## Short problem
Using the records that follow, reproduce exactly the lines starting at the line containing "Convert this diagram to TikZ code." and ending at the line containing "(mj) at (977,335);". Include both end lines and no pictures.

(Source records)

----------

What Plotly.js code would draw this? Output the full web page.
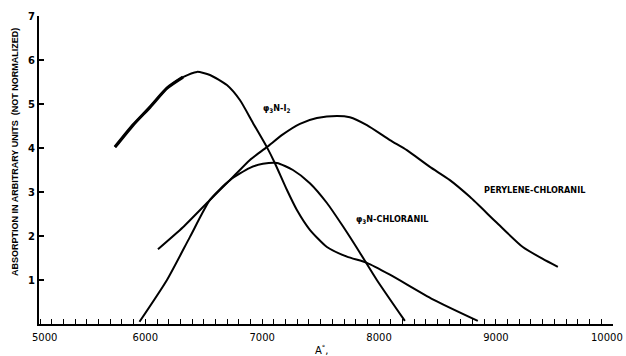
<!DOCTYPE html>
<html>
<head>
<meta charset="utf-8">
<script src="https://cdn.plot.ly/plotly-3.0.1.min.js"></script>
<style>html,body{margin:0;padding:0;background:#fff;}#chart{width:626px;height:356px;}</style>
</head>
<body>
<div id="chart"></div>
<script>
// Wavelength (Å) and absorption (arbitrary units)
const i2Wave = [5740, 5894, 6040, 6185, 6322, 6442, 6553, 6698, 6809, 6921, 7040, 7108, 7211, 7297, 7408, 7554, 7725, 7896, 8093, 8460, 8845];
const i2Abs  = [4.02, 4.52, 4.93, 5.36, 5.61, 5.73, 5.66, 5.43, 5.09, 4.57, 4.02, 3.66, 3.05, 2.59, 2.14, 1.75, 1.53, 1.39, 1.12, 0.56, 0.07];

const chlWave = [5950, 6185, 6382, 6553, 6724, 6895, 7006, 7126, 7263, 7408, 7554, 7691, 7836, 7981, 8221];
const chlAbs  = [0.05, 1.00, 1.98, 2.82, 3.27, 3.55, 3.64, 3.66, 3.50, 3.20, 2.75, 2.22, 1.62, 1.00, 0.07];

const perWave = [6108, 6322, 6553, 6724, 6895, 7040, 7177, 7323, 7468, 7639, 7750, 7896, 8093, 8238, 8435, 8606, 8777, 9008, 9230, 9401, 9530];
const perAbs  = [1.70, 2.20, 2.82, 3.27, 3.73, 4.02, 4.31, 4.55, 4.68, 4.73, 4.70, 4.52, 4.18, 3.95, 3.57, 3.27, 2.89, 2.30, 1.75, 1.48, 1.30];

const xTickVals = [6000, 7000, 8000, 9000, 10000];
const xTickText = ['6000', '7000', '8000', '9000', ''];
const yTickVals = [1, 2, 3, 4, 5, 6, 7];
const yTickText = ['1', '2', '3', '4', '5', '6', '7'];

const lineStyle = {color: '#000', width: 2, shape: 'spline', smoothing: 0.6};

const traces = [
  {x: i2Wave, y: i2Abs, mode: 'lines', line: lineStyle, hoverinfo: 'skip'},
  {x: i2Wave.slice(0, 5), y: i2Abs.slice(0, 5), mode: 'lines', line: {color: '#000', width: 3.2, shape: 'spline', smoothing: 0.6}, hoverinfo: 'skip'},
  {x: chlWave, y: chlAbs, mode: 'lines', line: lineStyle, hoverinfo: 'skip'},
  {x: perWave, y: perAbs, mode: 'lines', line: lineStyle, hoverinfo: 'skip'}
];

const lblFont = {family: 'DejaVu Sans Condensed, DejaVu Sans, sans-serif', size: 9, color: '#000', weight: 'bold'};
const tickFont = {family: 'DejaVu Sans, sans-serif', size: 10, color: '#000'};

const layout = {
  width: 626, height: 356,
  margin: {l: 39, r: 13, t: 16, b: 32},
  paper_bgcolor: '#fff', plot_bgcolor: '#fff',
  showlegend: false,
  xaxis: {
    range: [5090, 10002],
    showline: true, linecolor: '#000', linewidth: 1.5,
    showgrid: false, zeroline: false,
    ticks: 'inside', ticklen: 5, tickwidth: 1, tickcolor: '#000',
    tickvals: xTickVals, ticktext: xTickText,
    ticklabelstandoff: 3,
    tickfont: tickFont,
    minor: {dtick: 100, tick0: 5000, ticks: 'inside', ticklen: 5, tickwidth: 1, tickcolor: '#000', showgrid: false}
  },
  yaxis: {
    range: [0, 7],
    showline: true, linecolor: '#000', linewidth: 2,
    showgrid: false, zeroline: false,
    ticks: 'inside', ticklen: 5, tickwidth: 1.2, tickcolor: '#000',
    tickvals: yTickVals, ticktext: yTickText,
    tickfont: {family: 'DejaVu Sans, sans-serif', size: 10, color: '#000', weight: 'bold'}
  },
  annotations: [
    {xref: 'x', yref: 'paper', x: 5141, y: 0, yshift: -13, xanchor: 'center', yanchor: 'middle', text: '5000', showarrow: false, font: tickFont},
    {xref: 'paper', yref: 'paper', x: 1, xshift: 12, y: 0, yshift: -13, xanchor: 'right', yanchor: 'middle', text: '10000', showarrow: false, font: tickFont},
    {xref: 'paper', yref: 'paper', x: -0.042, y: 0.558, xanchor: 'center', yanchor: 'middle', textangle: -90, showarrow: false,
     text: 'ABSORPTION IN ARBITRARY UNITS  (NOT NORMALIZED)',
     font: {family: 'Liberation Sans, Arial, sans-serif', size: 9, color: '#000', weight: 'bold'}},
    {xref: 'paper', yref: 'paper', x: 0.493, y: -0.085, xanchor: 'center', yanchor: 'middle', showarrow: false, text: 'A<sup>°</sup>,',
     font: {family: 'DejaVu Sans, sans-serif', size: 10, color: '#000'}},
    {xref: 'paper', yref: 'paper', x: 0.413, y: 0.700, xanchor: 'center', yanchor: 'middle', showarrow: false, text: 'φ<sub>3</sub>N-I<sub>2</sub>', font: lblFont},
    {xref: 'paper', yref: 'paper', x: 0.615, y: 0.340, xanchor: 'center', yanchor: 'middle', showarrow: false, text: 'φ<sub>3</sub>N-CHLORANIL', font: lblFont},
    {xref: 'paper', yref: 'paper', x: 0.864, y: 0.435, xanchor: 'center', yanchor: 'middle', showarrow: false, text: 'PERYLENE-CHLORANIL', font: lblFont}
  ]
};

Plotly.newPlot('chart', traces, layout, {staticPlot: true, displayModeBar: false});
</script>
</body>
</html>
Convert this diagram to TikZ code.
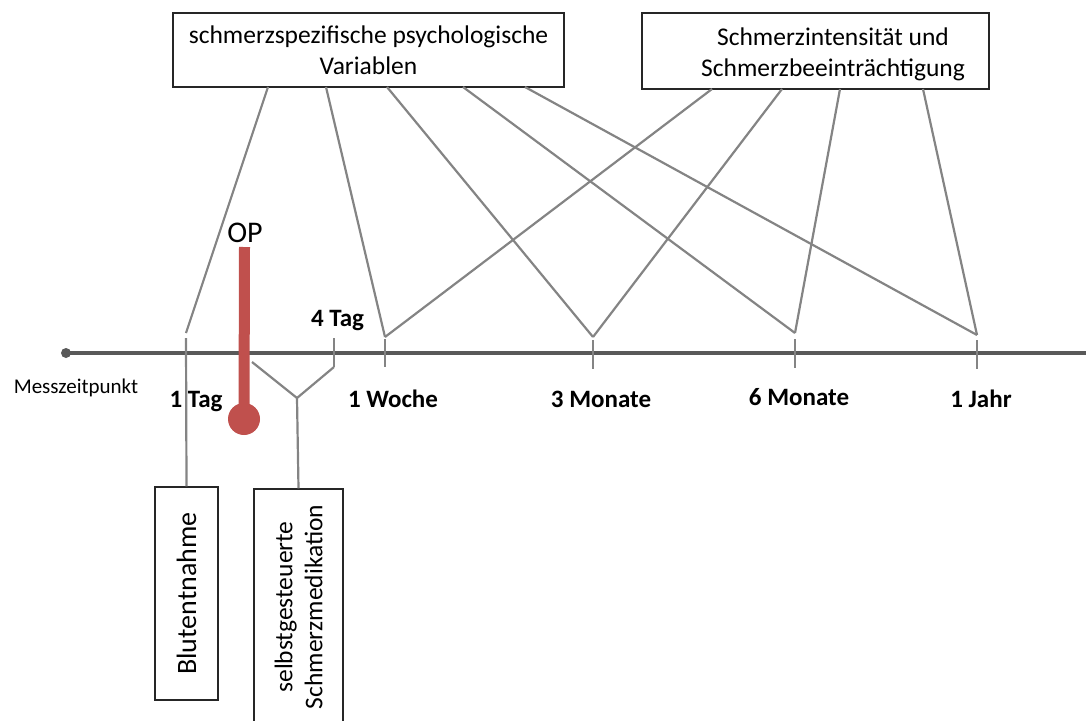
\documentclass[tikz,border=0pt]{standalone}
\usepackage{fontspec}
\setmainfont{Carlito}
\definecolor{linkgray}{RGB}{132,132,132}
\definecolor{axisgray}{RGB}{89,89,89}
\definecolor{opred}{RGB}{192,80,77}
\begin{document}
\begin{tikzpicture}[x=1pt,y=-1pt,
  frame/.style={draw=black!85, line width=1.3pt, fill=white, inner sep=0pt},
  boxtext/.style={font=\fontsize{25.5}{31}\selectfont, align=center, inner sep=0pt},
  link/.style={draw=linkgray, line width=2.2pt},
  axis/.style={draw=axisgray, line width=4pt},
  when/.style={font=\fontsize{25}{28}\selectfont\bfseries, anchor=base, inner sep=0pt},
]
\clip (0,0) rectangle (1086,720);

% variable groups
\node[frame, minimum width=391pt, minimum height=74pt, boxtext] (psy) at (368.5,50)
  {schmerzspezifische psychologische\\Variablen};
\node[frame, minimum width=347pt, minimum height=76pt] (intens) at (815.5,51) {};
\node[boxtext] (intenslbl) at (833,54) {Schmerzintensität und\\Schmerzbeeinträchtigung};

% connector start points on the box edges
\coordinate (p1) at (268,87);
\coordinate (p2) at (326,87);
\coordinate (p3) at (387,87);
\coordinate (p4) at (463,87);
\coordinate (p5) at (525,87);
\coordinate (q1) at (712,89);
\coordinate (q2) at (782,89);
\coordinate (q3) at (840,89);
\coordinate (q4) at (923,89);

% measurement points
\coordinate (m1) at (186,333);
\coordinate (mw) at (385,337);
\coordinate (m3) at (593,337);
\coordinate (m6) at (795,333);
\coordinate (mj) at (977,335);

% time axis
\node[circle, fill=axisgray, minimum size=10pt, inner sep=0pt] (start) at (66,353) {};
\coordinate (axisend) at (1090,353);
\draw[axis] (start.center) -- (axisend);

% ticks
\coordinate (k1) at (186,338);
\coordinate (k4a) at (334,338);
\coordinate (k4b) at (334,367);
\coordinate (kwa) at (385,339);
\coordinate (kwb) at (385,367);
\coordinate (k3a) at (593,340);
\coordinate (k3b) at (593,369);
\coordinate (k6a) at (795,339);
\coordinate (k6b) at (795,368);
\coordinate (kja) at (977,340);
\coordinate (kjb) at (977,369);
\draw[link] (k4a) -- (k4b);
\draw[link] (kwa) -- (kwb);
\draw[link] (k3a) -- (k3b);
\draw[link] (k6a) -- (k6b);
\draw[link] (kja) -- (kjb);

% connectors from the variable groups
\draw[link] (p1) -- (m1);
\draw[link] (p2) -- (mw);
\draw[link] (p3) -- (m3);
\draw[link] (p4) -- (m6);
\draw[link] (p5) -- (mj);
\draw[link] (q1) -- (mw);
\draw[link] (q2) -- (m3);
\draw[link] (q3) -- (m6);
\draw[link] (q4) -- (mj);

% lower boxes
\node[frame, rotate=90, minimum width=213pt, minimum height=63pt,
      font=\fontsize{28}{30}\selectfont] (blut) at (186.5,593.5) {Blutentnahme};
\node[frame, rotate=90, minimum width=236pt, minimum height=89pt,
      font=\fontsize{25.5}{30}\selectfont, align=center] (med) at (298.5,607)
  {selbstgesteuerte\\Schmerzmedikation};

\draw[link] (k1) -- (blut.east);
\coordinate (fork) at (297,398);
\coordinate (opfoot) at (252,362);
\draw[link] (k4b) -- (fork);
\draw[link] (opfoot) -- (fork);
\draw[link] (fork) -- (med.east);

% surgery marker
\coordinate (optop) at (244.5,247);
\node[circle, fill=opred, minimum size=32pt, inner sep=0pt] (opdot) at (244,419) {};
\draw[opred, line width=11pt] (opdot.center) -- (optop);
\node[font=\fontsize{30}{32}\selectfont, anchor=base, inner sep=0pt] (op) at (245,242) {OP};

% time labels
\node[font=\fontsize{21}{24}\selectfont, anchor=base, inner sep=0pt] (mz) at (76,393) {Messzeitpunkt};
\node[when] (l1) at (196,407) {1 Tag};
\node[when] (l4) at (337.5,326) {4 Tag};
\node[when] (lw) at (393,407) {1 Woche};
\node[when] (l3) at (601,407) {3 Monate};
\node[when] (l6) at (799,405) {6 Monate};
\node[when] (lj) at (981,407) {1 Jahr};
\end{tikzpicture}
\end{document}
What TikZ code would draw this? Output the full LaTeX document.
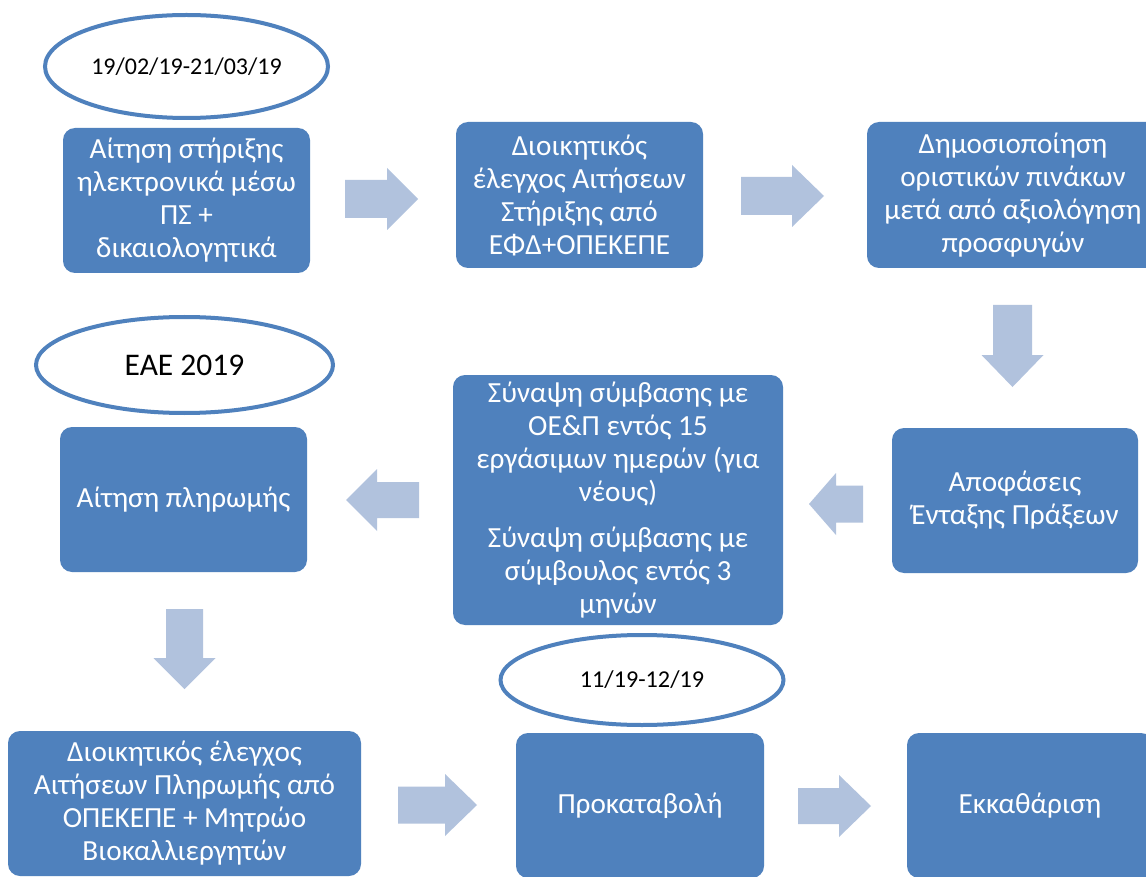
\documentclass[tikz,border=0pt]{standalone}
\usepackage{fontspec}
\setmainfont{Carlito}
\usetikzlibrary{shapes.geometric}
\definecolor{boxc}{HTML}{4F81BD}
\definecolor{arrc}{HTML}{B1C2DD}
\definecolor{ellc}{HTML}{4F81BD}
\tikzset{
  stepbox/.style={fill=boxc, rounded corners=12pt, text=white, align=center,
    inner sep=0pt, font=\fontsize{29.2}{33}\selectfont},
  datebox/.style={ellipse, draw=ellc, line width=4pt, fill=white, inner sep=0pt,
    text=black, align=center},
  blockarrow/.style={fill=arrc},
}
% tail x, tail y, rotation, length, head length, shaft half-width
\newcommand\blkarrow[6]{%
  \fill[blockarrow,shift={(#1,#2)},rotate=#3]
    (0,-#6) -- ({#4-#5},-#6) -- ({#4-#5},-31) -- (#4,0) -- ({#4-#5},31)
    -- ({#4-#5},#6) -- (0,#6) -- cycle;}
\begin{document}
\begin{tikzpicture}[x=1pt,y=-1pt]
\useasboundingbox (0,0) rectangle (1146,877);
\fill[white] (0,0) rectangle (1146,877);

% ellipses
\node[datebox, minimum width=283pt, minimum height=103pt,
  font=\fontsize{24}{28}\selectfont] (e1) at (186.5,66.5) {19/02/19-21/03/19};
\node[datebox, minimum width=297pt, minimum height=96pt,
  font=\fontsize{31.5}{36}\selectfont] (e2) at (184.5,365) {ΕΑΕ 2019};
\node[datebox, minimum width=283pt, minimum height=90pt,
  font=\fontsize{24.2}{28}\selectfont] (e3) at (642,680) {11/19-12/19};

% boxes
\node[stepbox, minimum width=247pt, minimum height=145pt] (a) at (186.5,200.5)
  {Αίτηση στήριξης\\ ηλεκτρονικά μέσω\\ ΠΣ +\\ δικαιολογητικά};
\node[stepbox, minimum width=247pt, minimum height=146pt] (b) at (579.5,195)
  {Διοικητικός\\ έλεγχος Αιτήσεων\\ Στήριξης από\\ ΕΦΔ+ΟΠΕΚΕΠΕ};
\node[stepbox, minimum width=292pt, minimum height=146pt] (c) at (1013,195)
  {Δημοσιοποίηση\\ οριστικών πινάκων\\ μετά από αξιολόγηση\\ προσφυγών};
\node[stepbox, minimum width=246pt, minimum height=145pt] (d) at (1015,500.5)
  {Αποφάσεις\\ Ένταξης Πράξεων};
\node[stepbox, minimum width=330pt, minimum height=250pt] (e) at (618,500)
  {Σύναψη σύμβασης με\\ ΟΕ\&Π εντός 15\\ εργάσιμων ημερών (για\\ νέους)\\[13pt]
   Σύναψη σύμβασης με\\ σύμβουλος εντός 3\\ μηνών};
\node[stepbox, minimum width=247pt, minimum height=145pt] (f) at (183.5,499.5)
  {Αίτηση πληρωμής};
\node[stepbox, minimum width=353pt, minimum height=145pt] (g) at (184.5,803.5)
  {Διοικητικός έλεγχος\\ Αιτήσεων Πληρωμής από\\ ΟΠΕΚΕΠΕ + Μητρώο\\ Βιοκαλλιεργητών};
\node[stepbox, minimum width=248pt, minimum height=145pt] (h) at (640,805.5)
  {Προκαταβολή};
\node[stepbox, minimum width=246pt, minimum height=145pt] (i) at (1030,805.5)
  {Εκκαθάριση};

% block arrows
\blkarrow{345}{199}{0}{73}{31}{19}
\blkarrow{741}{196}{0}{83}{32}{19}
\blkarrow{1012.5}{305}{-90}{82}{32}{19.5}
\blkarrow{863}{504}{180}{54}{27}{18.5}
\blkarrow{419}{500}{180}{73}{31}{18}
\blkarrow{184.5}{609}{-90}{80}{31}{18.5}
\blkarrow{398}{805}{0}{79}{32}{18.5}
\blkarrow{798}{806}{0}{73}{32}{18}
\end{tikzpicture}
\end{document}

----------

## Correct answer
Convert this diagram to TikZ code.
\documentclass[tikz,border=0pt]{standalone}
\usepackage{fontspec}
\setmainfont{Carlito}
\definecolor{linkgray}{RGB}{132,132,132}
\definecolor{axisgray}{RGB}{89,89,89}
\definecolor{opred}{RGB}{192,80,77}
\begin{document}
\begin{tikzpicture}[x=1pt,y=-1pt,
  frame/.style={draw=black!85, line width=1.3pt, fill=white, inner sep=0pt},
  boxtext/.style={font=\fontsize{25.5}{31}\selectfont, align=center, inner sep=0pt},
  link/.style={draw=linkgray, line width=2.2pt},
  axis/.style={draw=axisgray, line width=4pt},
  when/.style={font=\fontsize{25}{28}\selectfont\bfseries, anchor=base, inner sep=0pt},
]
\clip (0,0) rectangle (1086,720);

% variable groups
\node[frame, minimum width=391pt, minimum height=74pt, boxtext] (psy) at (368.5,50)
  {schmerzspezifische psychologische\\Variablen};
\node[frame, minimum width=347pt, minimum height=76pt] (intens) at (815.5,51) {};
\node[boxtext] (intenslbl) at (833,54) {Schmerzintensität und\\Schmerzbeeinträchtigung};

% connector start points on the box edges
\coordinate (p1) at (268,87);
\coordinate (p2) at (326,87);
\coordinate (p3) at (387,87);
\coordinate (p4) at (463,87);
\coordinate (p5) at (525,87);
\coordinate (q1) at (712,89);
\coordinate (q2) at (782,89);
\coordinate (q3) at (840,89);
\coordinate (q4) at (923,89);

% measurement points
\coordinate (m1) at (186,333);
\coordinate (mw) at (385,337);
\coordinate (m3) at (593,337);
\coordinate (m6) at (795,333);
\coordinate (mj) at (977,335);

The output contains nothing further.